◆ **Goal**
Copy out every line in the entries below that includes "LaTeX".

Records with drawing code:

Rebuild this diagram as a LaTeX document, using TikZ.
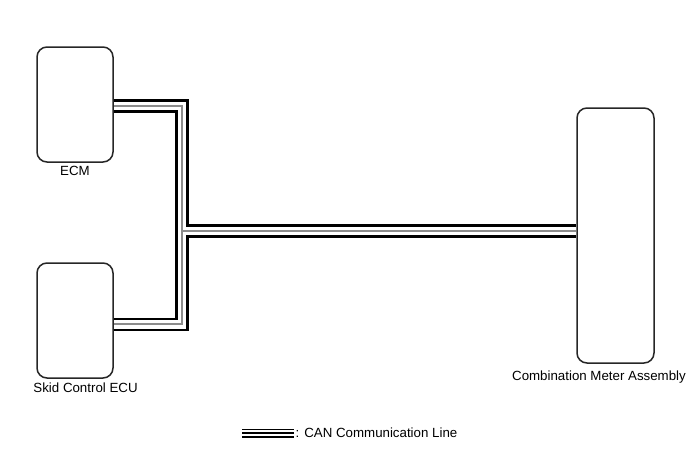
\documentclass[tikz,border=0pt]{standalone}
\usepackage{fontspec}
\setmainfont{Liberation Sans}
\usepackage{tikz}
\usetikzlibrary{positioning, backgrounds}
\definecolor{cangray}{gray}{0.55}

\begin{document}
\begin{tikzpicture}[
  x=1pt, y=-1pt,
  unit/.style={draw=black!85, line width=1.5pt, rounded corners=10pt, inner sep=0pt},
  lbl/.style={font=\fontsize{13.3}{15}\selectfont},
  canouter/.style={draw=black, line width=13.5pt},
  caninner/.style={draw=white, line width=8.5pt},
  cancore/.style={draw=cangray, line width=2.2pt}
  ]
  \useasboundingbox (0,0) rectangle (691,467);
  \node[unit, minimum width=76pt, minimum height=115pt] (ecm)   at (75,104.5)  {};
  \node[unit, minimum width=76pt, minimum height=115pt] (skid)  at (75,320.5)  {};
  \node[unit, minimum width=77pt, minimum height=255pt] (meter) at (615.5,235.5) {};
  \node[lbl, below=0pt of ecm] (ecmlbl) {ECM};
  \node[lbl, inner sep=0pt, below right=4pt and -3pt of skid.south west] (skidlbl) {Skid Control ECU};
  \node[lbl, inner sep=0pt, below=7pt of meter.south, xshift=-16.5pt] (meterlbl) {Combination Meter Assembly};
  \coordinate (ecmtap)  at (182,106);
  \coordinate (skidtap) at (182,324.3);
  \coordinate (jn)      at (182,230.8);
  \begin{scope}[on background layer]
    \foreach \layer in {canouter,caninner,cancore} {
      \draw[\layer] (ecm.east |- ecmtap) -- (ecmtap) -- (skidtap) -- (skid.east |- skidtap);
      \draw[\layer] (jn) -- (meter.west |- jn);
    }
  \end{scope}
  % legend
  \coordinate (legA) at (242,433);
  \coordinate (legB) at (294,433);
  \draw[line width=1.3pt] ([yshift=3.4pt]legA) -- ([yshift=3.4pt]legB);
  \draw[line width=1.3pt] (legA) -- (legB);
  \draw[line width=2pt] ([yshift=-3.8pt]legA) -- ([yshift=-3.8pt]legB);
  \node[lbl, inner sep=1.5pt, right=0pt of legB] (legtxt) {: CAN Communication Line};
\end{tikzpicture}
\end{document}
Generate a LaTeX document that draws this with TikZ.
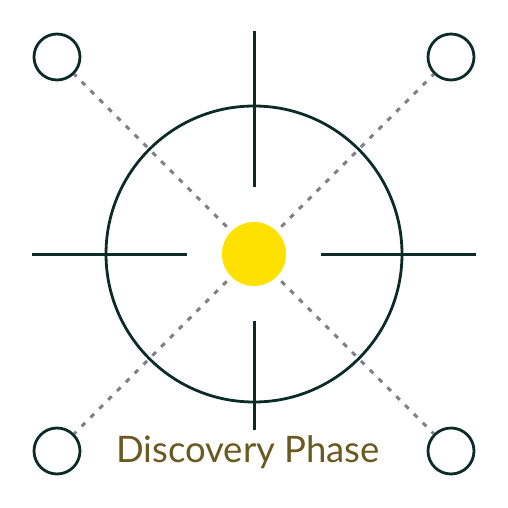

◆ **In response**
Rebuild this diagram as a LaTeX document, using TikZ.
Generate a LaTeX document that draws this with TikZ.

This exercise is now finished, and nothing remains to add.